Analena B. Bruce, Elizabeth T. Maynard and James R. Farmer
High tunnels are an increasingly popular part of the infrastructure among small and diversified farms that market their products directly to consumers. In addition to extending the growing season, research has strongly indicated that high tunnels can increase yield, enhance shelf life, and improve the quality of crops grown. The objective of this study was to gain a better understanding, from the perspective of farmers, of the challenges and opportunities associated with adopting high tunnels for specialty crops in Indiana.
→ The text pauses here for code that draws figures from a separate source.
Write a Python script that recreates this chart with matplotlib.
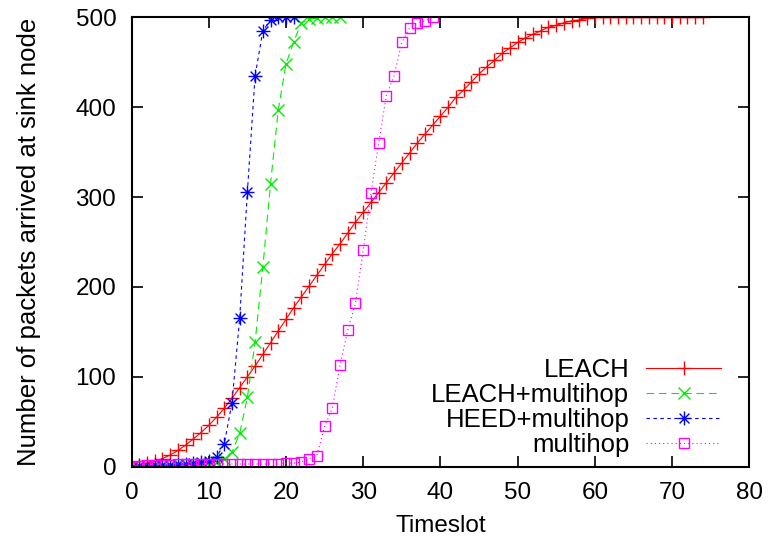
import matplotlib
matplotlib.use("Agg")
import matplotlib.pyplot as plt
from matplotlib.path import Path

plt.rcParams['font.family'] = ['Liberation Sans', 'DejaVu Sans']
plt.rcParams['lines.scale_dashes'] = False

# ---- data ----
leach_x = list(range(0, 75))
leach_y = [0, 2, 4, 6, 9, 13, 18, 24, 31, 38,
           46, 55, 65, 76, 88, 100, 112, 125, 138, 151,
           164, 177, 189, 201, 213, 225, 237, 248, 260, 272,
           283, 294, 305, 316, 327, 338, 349, 360, 370, 380,
           390, 400, 411, 419, 428, 437, 445, 452, 460, 466,
           472, 477, 481, 485, 489, 491, 494, 496, 497, 499,
           500, 500, 500, 500, 500, 500, 500, 500, 500, 500,
           500, 500, 500, 500, 500]

lm_x = list(range(0, 28))
lm_y = [0, 0, 1, 1, 1, 1, 2, 2, 2, 3,
        3, 5, 8, 16, 37, 77, 139, 222, 315, 397,
        448, 473, 494, 498, 499, 500, 500, 500]

heed_x = list(range(0, 22))
heed_y = [0, 1, 1, 2, 2, 2, 3, 3, 4, 5,
          6, 11, 25, 71, 165, 306, 435, 485, 497, 500,
          500, 500]

mh_x = list(range(0, 40))
mh_y = [0, 1, 2, 2, 2, 2, 3, 3, 3, 3,
        3, 3, 3, 3, 3, 3, 3, 3, 3, 3,
        4, 4, 5, 9, 12, 45, 65, 113, 152, 182,
        241, 304, 360, 413, 435, 472, 488, 494, 496, 500]

labels = ["LEACH", "LEACH+multihop", "HEED+multihop", "multihop"]

# gnuplot-style asterisk (+ and x combined)
s = 0.7071
star = Path([(-1, 0), (1, 0), (0, -1), (0, 1), (-s, -s), (s, s), (-s, s), (s, -s)],
            [Path.MOVETO, Path.LINETO] * 4)

fig = plt.figure(figsize=(7.74, 5.48), dpi=100)
ax = fig.add_axes([0.170, 0.1484, 0.798, 0.8200])

lw = 0.8
ax.plot(leach_x, leach_y, color='#ff0000', lw=lw, ls='-', marker='+',
        markersize=10, markeredgewidth=1.0, label=labels[0])
ax.plot(lm_x, lm_y, color='#00ee00', lw=lw, ls=(0, (5.5, 3.5)), marker='x',
        markersize=8, markeredgewidth=1.0, label=labels[1])
ax.plot(heed_x, heed_y, color='#0000ff', lw=lw, ls=(0, (2.5, 2.5)), marker=star,
        markersize=10, markeredgewidth=1.0, label=labels[2])
ax.plot(mh_x, mh_y, color='#ff00ff', lw=lw, ls=(0, (0.8, 2.2)), marker='s',
        markersize=7.5, markerfacecolor='none', markeredgewidth=1.0, label=labels[3])

ax.set_xlim(0, 80)
ax.set_ylim(0, 500)
ax.set_xticks(range(0, 81, 10))
ax.set_yticks(range(0, 501, 100))
ax.tick_params(direction='in', length=8, width=1.2, top=True, right=True,
               labelsize=17.5)
ax.tick_params(axis='x', pad=11)
ax.tick_params(axis='y', pad=11)
for sp in ax.spines.values():
    sp.set_linewidth(1.5)

ax.set_xlabel("Timeslot", fontsize=17.5, labelpad=8)
ax.set_ylabel("Number of packets arrived at sink node", fontsize=18.5, labelpad=25)

leg = ax.legend(loc='lower right', bbox_to_anchor=(0.954, 0.022), frameon=False,
                markerfirst=False, fontsize=18.5, handlelength=2.9, handletextpad=0.66,
                labelspacing=0.04, borderpad=0, borderaxespad=0)

fig.savefig("out.png", dpi=100)
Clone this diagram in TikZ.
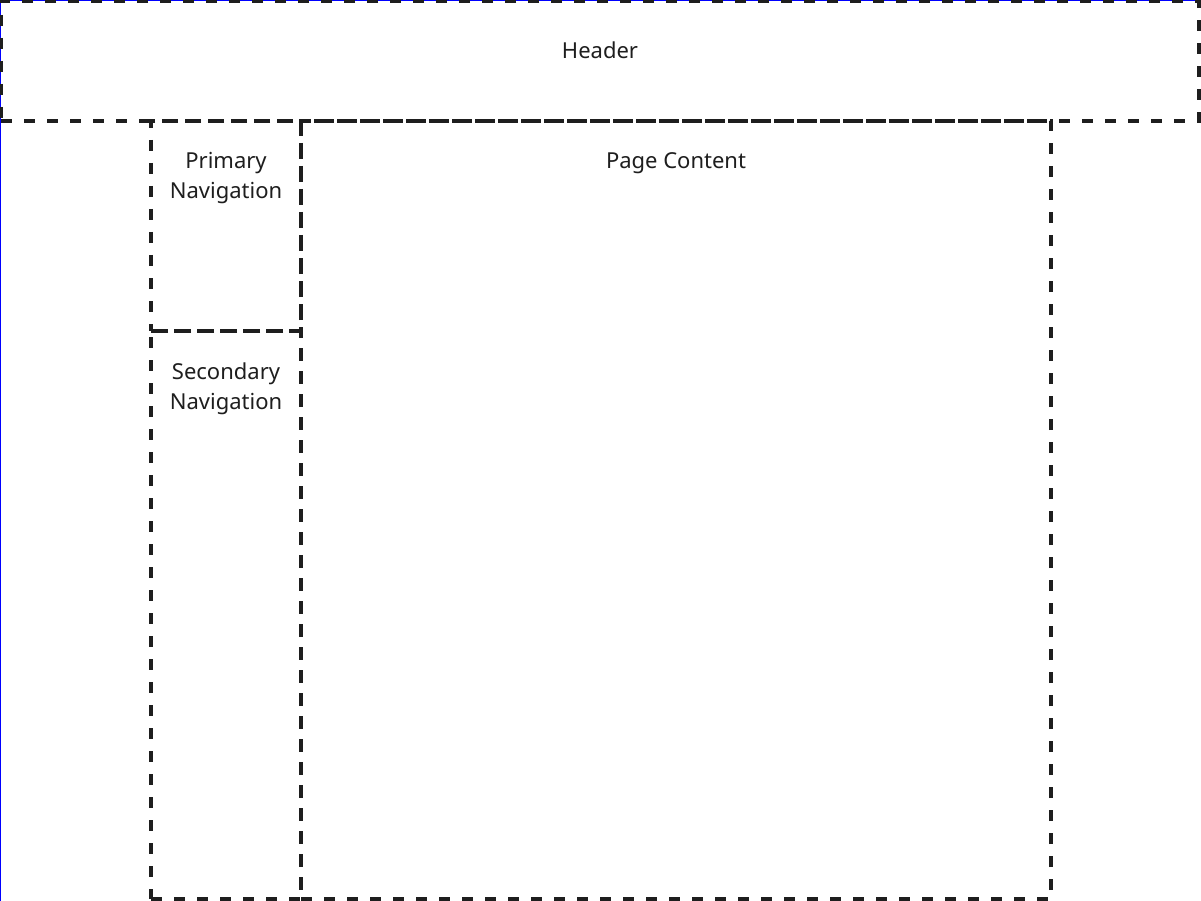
\documentclass[tikz,border=0pt]{standalone}
\usepackage{fontspec}
\setmainfont{Noto Sans}
\usetikzlibrary{calc}
\definecolor{inkgray}{HTML}{1E1E1E}
\tikzset{
	zone/.style={draw=inkgray, line width=4.3pt, dash pattern=on 11pt off 12pt, rectangle, inner sep=0pt, outer sep=0pt},
	caption/.style={text=inkgray, font=\fontsize{22}{30}\selectfont, align=center, inner sep=0pt, anchor=base}
}

\begin{document}
\begin{tikzpicture}[x=1pt, y=-1pt]
			%%%%% START %%%%%
			\useasboundingbox (0, 0) rectangle (1201, 901);
			\fill[white] (0, 0) rectangle (1201, 901);
			\draw[blue, line width=1pt] (0.5, 901) -- (0.5, 0.5) -- (1201, 0.5);
			
			\node[zone, minimum width=1198pt, minimum height=120pt] (header) at (600, 61) {};
			\node[zone, minimum width=150pt, minimum height=210pt] (primnav) at (226, 226) {};
			\node[zone, minimum width=150pt, minimum height=568pt] (secnav) at (226, 615) {};
			\node[zone, minimum width=750pt, minimum height=778pt] (content) at (676, 510) {};
			
			% base anchor sits on the last line
			\node[caption] (headertxt) at ($(header.north)+(0, 58)$) {Header};
			\node[caption] (primtxt) at ($(primnav.north)+(0, 78)$) {Primary\\Navigation};
			\node[caption] (sectxt) at ($(secnav.north)+(0, 78)$) {Secondary\\Navigation};
			\node[caption] (contenttxt) at ($(content.north)+(0, 48)$) {Page Content};
			%%%%% END %%%%%
\end{tikzpicture}
\end{document}
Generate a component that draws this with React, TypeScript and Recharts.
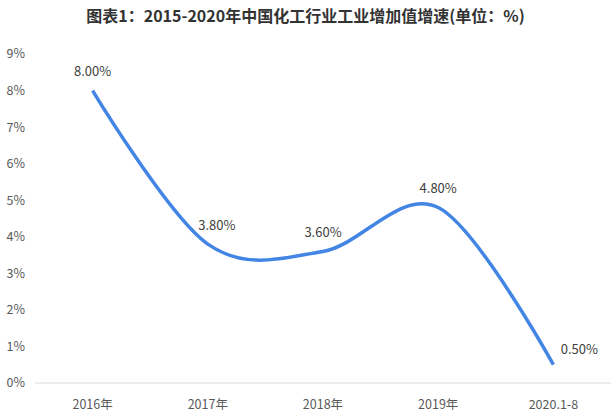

We collected information through a case study that included questionnaires and in-depth interviews with 20 farmers. We found that the additional labor and time requirements of high tunnel production, the increased complexity of high tunnel production, soil fertility, and disease management, and limited winter markets posed the greatest challenges. The ability to differentiate their products based on higher quality and longer shelf life, the ability to obtain a premium price, the ability to have a source of income during the off-season, and the ability to produce complementary crops were the most important opportunities for using high tunnels. This research implied ways to expand opportunities and reduce barriers to maximizing the potential of high tunnels. Understanding the human dimensions of managing high tunnels is important for providing extension educators and Natural Resources Conservation Service field staff with better knowledge of the common difficulties and benefits of this technology so they are better able to advise farmers considering investing in a high tunnel. A focus on the human dimensions is also helpful for identifying research priorities to evaluate new approaches to decreasing problems and increasing benefits. Consequently, this study provided an in-depth understanding of farm-level challenges associated with high tunnel adoption to improve future research in diverse fields.